I can barely talk about them right now. (Ask Trevor, who innocently tried to start a Clinton conversation while we were grocery shopping the other night.) I can barely write about them here, and certainly don't have the wherewithal to construct a solid "why not" piece. What's changed for me is Bill's sudden front-and-center status in the campaign. Before, I was better able to isolate Hillary and try to support her as a woman, even though I've never been planning on voting for her in a primary. But now, Bill's right there in everyone's faces, and I can't separate them at all, and so it becomes both of them running in my head, which changes the game for me.

Here's what I don't want in the general election:

  • A campaign that's tougher than it should be. This election should be a home run given the disastrous Bush ratings. Why don't we put up a candidate who won't provoke such visceral reactions from folks? Do I really want to spend yet another Election Night tearing my hair out and waking up with the worst "Oh my God, is it true?" feeling possible? No. I'd like to smile on Election Night. I'd like to wake up smiling. Dammit, we deserve to smile. There's too much at stake, and this one is ours to win, and I don't want to go through another election from hell.

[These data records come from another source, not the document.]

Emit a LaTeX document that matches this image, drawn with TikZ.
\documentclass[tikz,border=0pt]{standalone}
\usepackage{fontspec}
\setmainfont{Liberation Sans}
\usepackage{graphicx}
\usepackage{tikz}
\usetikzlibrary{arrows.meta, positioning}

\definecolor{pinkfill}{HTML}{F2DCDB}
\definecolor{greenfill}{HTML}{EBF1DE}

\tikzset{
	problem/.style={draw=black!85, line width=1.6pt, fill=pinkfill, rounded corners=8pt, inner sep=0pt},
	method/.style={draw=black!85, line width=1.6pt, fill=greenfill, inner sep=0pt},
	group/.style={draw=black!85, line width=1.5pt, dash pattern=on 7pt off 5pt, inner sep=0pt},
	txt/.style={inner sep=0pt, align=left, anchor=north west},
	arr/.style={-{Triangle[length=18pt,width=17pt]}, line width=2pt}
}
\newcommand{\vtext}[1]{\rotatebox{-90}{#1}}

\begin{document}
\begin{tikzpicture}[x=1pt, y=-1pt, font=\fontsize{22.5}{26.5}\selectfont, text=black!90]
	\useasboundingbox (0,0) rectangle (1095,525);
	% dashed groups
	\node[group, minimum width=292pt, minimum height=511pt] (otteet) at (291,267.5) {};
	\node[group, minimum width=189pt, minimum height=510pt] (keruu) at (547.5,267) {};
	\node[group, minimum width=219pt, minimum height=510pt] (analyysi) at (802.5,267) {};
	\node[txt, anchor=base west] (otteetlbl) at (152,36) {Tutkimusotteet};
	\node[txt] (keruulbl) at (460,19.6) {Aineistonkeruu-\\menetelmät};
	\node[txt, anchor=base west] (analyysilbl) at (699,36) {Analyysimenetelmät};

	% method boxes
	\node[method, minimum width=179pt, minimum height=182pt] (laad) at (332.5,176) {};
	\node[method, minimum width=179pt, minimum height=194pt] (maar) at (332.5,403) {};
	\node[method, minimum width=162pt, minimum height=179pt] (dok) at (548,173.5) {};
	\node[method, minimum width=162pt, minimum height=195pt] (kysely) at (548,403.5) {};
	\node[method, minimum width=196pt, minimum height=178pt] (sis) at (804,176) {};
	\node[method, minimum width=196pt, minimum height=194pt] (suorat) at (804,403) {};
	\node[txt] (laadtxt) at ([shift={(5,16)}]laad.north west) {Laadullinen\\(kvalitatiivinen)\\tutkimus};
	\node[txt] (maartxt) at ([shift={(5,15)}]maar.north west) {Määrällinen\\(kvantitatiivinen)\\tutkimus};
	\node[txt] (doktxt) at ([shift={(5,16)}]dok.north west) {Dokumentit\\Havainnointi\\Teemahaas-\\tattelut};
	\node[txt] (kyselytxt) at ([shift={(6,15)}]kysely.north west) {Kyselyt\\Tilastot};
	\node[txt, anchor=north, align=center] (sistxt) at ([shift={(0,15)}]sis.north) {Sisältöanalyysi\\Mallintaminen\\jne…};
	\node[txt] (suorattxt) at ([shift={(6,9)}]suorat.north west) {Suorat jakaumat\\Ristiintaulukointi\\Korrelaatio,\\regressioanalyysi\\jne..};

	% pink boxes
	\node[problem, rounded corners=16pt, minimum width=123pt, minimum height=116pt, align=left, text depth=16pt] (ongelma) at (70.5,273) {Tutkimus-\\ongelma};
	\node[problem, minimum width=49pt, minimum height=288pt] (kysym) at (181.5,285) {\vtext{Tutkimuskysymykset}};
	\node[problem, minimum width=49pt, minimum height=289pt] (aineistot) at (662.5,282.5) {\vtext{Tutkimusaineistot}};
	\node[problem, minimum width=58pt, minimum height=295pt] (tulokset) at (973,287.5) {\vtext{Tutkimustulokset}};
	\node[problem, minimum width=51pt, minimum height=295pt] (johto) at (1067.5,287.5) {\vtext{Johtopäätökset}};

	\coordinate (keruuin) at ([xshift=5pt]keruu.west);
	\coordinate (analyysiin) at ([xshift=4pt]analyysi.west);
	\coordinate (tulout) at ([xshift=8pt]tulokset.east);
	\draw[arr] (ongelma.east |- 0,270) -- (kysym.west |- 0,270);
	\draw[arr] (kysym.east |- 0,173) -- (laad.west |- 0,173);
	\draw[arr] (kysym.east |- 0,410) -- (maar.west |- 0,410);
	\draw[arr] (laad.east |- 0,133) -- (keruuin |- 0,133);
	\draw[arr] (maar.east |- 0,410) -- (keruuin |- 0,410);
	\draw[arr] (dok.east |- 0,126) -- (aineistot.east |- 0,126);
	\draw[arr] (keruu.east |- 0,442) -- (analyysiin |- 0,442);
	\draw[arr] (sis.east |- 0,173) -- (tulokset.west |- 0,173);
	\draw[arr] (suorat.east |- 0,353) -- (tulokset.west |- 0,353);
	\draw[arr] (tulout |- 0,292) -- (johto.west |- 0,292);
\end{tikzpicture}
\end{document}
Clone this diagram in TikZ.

  • The '90s. Let's talk now, 2008. I don't to hear about Clinton scandals. I don't want to recall bit players and old dramas. I just don't. I want to move forward, into a new era of policymaking and into a new way of thinking. To me, that's fundamentally impossible with the Clintons.

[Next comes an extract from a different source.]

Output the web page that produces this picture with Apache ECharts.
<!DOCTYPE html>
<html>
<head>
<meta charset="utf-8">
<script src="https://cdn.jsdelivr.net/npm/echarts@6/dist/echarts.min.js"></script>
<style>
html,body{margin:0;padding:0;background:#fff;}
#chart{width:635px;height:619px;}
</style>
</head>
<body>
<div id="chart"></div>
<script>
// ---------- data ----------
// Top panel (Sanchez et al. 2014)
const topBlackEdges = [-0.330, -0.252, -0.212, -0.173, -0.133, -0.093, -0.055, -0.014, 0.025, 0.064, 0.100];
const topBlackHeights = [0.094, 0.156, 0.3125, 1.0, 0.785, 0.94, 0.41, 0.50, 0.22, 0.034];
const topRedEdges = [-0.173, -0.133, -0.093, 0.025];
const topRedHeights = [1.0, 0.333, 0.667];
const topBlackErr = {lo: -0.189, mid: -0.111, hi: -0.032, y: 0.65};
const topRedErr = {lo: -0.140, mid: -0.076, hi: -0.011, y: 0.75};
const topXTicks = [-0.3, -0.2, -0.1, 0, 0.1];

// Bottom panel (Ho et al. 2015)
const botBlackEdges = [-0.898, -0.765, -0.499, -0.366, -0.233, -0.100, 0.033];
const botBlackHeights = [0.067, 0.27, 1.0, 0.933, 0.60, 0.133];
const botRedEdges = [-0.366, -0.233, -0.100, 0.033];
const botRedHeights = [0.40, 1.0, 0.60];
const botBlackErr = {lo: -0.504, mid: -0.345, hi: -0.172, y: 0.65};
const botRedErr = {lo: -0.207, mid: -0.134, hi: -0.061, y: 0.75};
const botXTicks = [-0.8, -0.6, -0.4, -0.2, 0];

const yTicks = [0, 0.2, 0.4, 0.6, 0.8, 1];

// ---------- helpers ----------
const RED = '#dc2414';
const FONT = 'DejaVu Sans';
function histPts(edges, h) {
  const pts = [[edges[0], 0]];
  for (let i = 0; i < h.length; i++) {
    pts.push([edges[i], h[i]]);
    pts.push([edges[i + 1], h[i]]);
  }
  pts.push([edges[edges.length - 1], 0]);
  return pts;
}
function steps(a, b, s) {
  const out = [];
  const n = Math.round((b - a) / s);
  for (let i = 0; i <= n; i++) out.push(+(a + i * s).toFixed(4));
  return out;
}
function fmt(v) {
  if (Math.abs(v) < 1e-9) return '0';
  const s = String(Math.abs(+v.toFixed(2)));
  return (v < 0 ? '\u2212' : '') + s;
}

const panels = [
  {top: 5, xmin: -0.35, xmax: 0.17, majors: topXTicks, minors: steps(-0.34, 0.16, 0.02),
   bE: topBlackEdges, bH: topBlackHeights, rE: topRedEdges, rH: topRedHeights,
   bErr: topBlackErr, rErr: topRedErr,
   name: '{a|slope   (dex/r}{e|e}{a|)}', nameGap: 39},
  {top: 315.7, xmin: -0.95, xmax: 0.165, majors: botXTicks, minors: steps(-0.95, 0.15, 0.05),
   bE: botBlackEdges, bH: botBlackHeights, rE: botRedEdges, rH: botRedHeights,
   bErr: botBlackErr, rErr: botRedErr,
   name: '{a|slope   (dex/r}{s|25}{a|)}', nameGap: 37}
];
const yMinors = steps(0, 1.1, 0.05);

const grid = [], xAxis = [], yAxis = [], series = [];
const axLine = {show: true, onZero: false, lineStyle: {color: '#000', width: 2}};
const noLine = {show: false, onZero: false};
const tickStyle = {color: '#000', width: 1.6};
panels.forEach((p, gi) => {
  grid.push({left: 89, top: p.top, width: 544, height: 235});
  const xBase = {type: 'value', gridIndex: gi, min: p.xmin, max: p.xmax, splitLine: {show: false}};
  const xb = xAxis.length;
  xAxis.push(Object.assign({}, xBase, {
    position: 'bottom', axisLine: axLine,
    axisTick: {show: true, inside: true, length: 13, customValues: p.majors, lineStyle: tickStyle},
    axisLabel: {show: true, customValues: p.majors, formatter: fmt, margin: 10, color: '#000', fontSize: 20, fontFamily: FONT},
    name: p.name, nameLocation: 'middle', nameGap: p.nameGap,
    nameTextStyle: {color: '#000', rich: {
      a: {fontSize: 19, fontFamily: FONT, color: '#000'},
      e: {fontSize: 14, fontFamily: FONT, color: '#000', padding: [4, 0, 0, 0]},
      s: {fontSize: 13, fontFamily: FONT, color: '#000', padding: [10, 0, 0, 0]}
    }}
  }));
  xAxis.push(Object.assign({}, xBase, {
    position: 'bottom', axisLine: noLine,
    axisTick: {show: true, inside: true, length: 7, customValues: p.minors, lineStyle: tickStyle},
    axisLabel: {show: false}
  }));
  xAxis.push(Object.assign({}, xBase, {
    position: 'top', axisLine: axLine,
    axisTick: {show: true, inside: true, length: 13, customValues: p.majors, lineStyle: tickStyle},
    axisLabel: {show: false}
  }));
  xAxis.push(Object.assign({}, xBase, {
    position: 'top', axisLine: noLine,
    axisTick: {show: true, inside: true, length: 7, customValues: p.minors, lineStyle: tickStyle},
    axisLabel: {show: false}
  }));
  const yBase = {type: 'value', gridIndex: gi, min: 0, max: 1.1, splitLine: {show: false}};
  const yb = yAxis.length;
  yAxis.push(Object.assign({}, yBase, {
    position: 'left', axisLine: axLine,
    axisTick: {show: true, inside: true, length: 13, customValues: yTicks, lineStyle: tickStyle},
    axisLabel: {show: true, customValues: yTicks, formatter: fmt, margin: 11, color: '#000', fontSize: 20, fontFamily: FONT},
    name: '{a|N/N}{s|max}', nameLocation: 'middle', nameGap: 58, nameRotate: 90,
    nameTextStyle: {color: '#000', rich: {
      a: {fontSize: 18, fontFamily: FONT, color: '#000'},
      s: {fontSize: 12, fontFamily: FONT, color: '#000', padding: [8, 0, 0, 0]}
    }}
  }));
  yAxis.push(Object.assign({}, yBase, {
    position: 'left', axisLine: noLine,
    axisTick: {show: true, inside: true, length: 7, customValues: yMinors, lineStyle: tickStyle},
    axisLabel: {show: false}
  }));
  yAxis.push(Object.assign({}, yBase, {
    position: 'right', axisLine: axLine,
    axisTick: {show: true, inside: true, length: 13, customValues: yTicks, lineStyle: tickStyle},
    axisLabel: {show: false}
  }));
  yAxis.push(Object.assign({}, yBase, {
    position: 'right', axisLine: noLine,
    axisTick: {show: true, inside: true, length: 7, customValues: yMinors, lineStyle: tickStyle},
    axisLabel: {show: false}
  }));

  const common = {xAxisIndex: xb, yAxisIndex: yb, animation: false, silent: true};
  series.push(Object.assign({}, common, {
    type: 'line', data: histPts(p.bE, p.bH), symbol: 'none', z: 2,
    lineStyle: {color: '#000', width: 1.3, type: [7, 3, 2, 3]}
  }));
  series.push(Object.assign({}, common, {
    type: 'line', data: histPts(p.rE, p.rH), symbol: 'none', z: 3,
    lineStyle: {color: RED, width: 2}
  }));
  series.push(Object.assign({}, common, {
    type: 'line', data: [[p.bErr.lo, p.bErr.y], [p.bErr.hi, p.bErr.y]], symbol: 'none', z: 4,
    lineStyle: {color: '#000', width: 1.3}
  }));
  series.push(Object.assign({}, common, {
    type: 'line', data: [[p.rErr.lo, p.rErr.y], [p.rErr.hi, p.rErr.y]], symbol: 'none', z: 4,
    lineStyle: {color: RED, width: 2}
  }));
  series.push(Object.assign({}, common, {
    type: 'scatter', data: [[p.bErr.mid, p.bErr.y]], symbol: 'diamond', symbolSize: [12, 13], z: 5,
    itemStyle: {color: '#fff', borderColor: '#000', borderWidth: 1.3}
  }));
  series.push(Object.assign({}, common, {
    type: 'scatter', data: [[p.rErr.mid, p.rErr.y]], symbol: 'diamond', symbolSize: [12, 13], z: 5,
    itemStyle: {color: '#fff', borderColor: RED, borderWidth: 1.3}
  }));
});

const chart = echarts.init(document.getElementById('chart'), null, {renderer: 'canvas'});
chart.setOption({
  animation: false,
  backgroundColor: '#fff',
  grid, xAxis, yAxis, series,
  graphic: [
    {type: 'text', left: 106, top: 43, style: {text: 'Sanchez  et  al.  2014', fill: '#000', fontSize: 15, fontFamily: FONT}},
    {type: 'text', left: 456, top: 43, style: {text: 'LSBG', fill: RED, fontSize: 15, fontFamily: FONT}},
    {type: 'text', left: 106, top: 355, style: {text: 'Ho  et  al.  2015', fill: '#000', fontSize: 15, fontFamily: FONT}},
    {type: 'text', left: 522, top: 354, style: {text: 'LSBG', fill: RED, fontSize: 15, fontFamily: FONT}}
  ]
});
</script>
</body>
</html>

Here's what I want from the next president:
  • Real positions. I want someone with a clear ideology who will be elected on those ideas and will govern by those ideas. I want no part of the Clintons' politicking-by-polling. I don't want pandering to the right that takes zero risk and gives the other side what they want as a starting point. I don't want a selling-out of liberal ideals and the gall to proclaim it was the best we could get, that our values are still represented. At this point we cannot risk any more madness - I don't buy the argument that we have nothing to worry about because of a Democratic Congress. If that's the case, then I really want someone who'll fight the right fights and enact the best policy possible. That is never going to happen within the politics of triangulation. When I think about some of the policies that came out of the Clinton White House, I want to strangle someone. I want no part of that in the future.
  • Hope. Yes, this is cheesy. But I mean it. How can we carry forward a political legacy of change if we continue to drag our feet with bygone politics and outdated ways of thinking? I want freshness, and I want to move forward. That is absolutely impossible with these two in the White House again.
For the record, I'm not saying that Barack Obama has the answers, either. His rhetoric is beautiful, but his positioning is vague. He represents many of the same corporate interests that the Clintons do. I'd still be voting for John Edwards if I were a Super Tuesday voter. (Although if state polling showed Clinton might win, maybe I'd go Obama after all, I don't know...) But given the choice between Obama and Clinton, that choice has become strikingly clear over the last couple of weeks. At this point, I'd rather vote for a hopeful lack of specifics than a depressing rehash of progressive selling-out.

For better, less heated thinking:
  • Frank Rich's Sunday NY Times piece NAILED the case against the Clintons. "The Billary Road to Republican Victory" lays out why both Clintons are back in play now, and how disastrous that would be in the general election, especially if McCain is the candidate. "Any Democrat who seriously thinks that Bill will fade away if Hillary wins the nomination — let alone that the Clintons will escape being fully vetted — is a Democrat who, as the man said, believes in fairy tales."
  • Salon revisits the context of Toni Morrison's original reference to Clinton as the nation's "first black president." Morrison, who endorsed Obama today (as did Ted Kennedy), wasn't being celebratory in the piece where she wrote that phrase... she was talking about Ken Starr and the "guilty until proven innocent" mindset of the times. Says Salon: "'Black' isn't a cute moniker, a stylish accoutrement, nor a 'down-home' way of speaking. An actual black man now stands before the nation, making the case for why he thinks he is the best choice for president."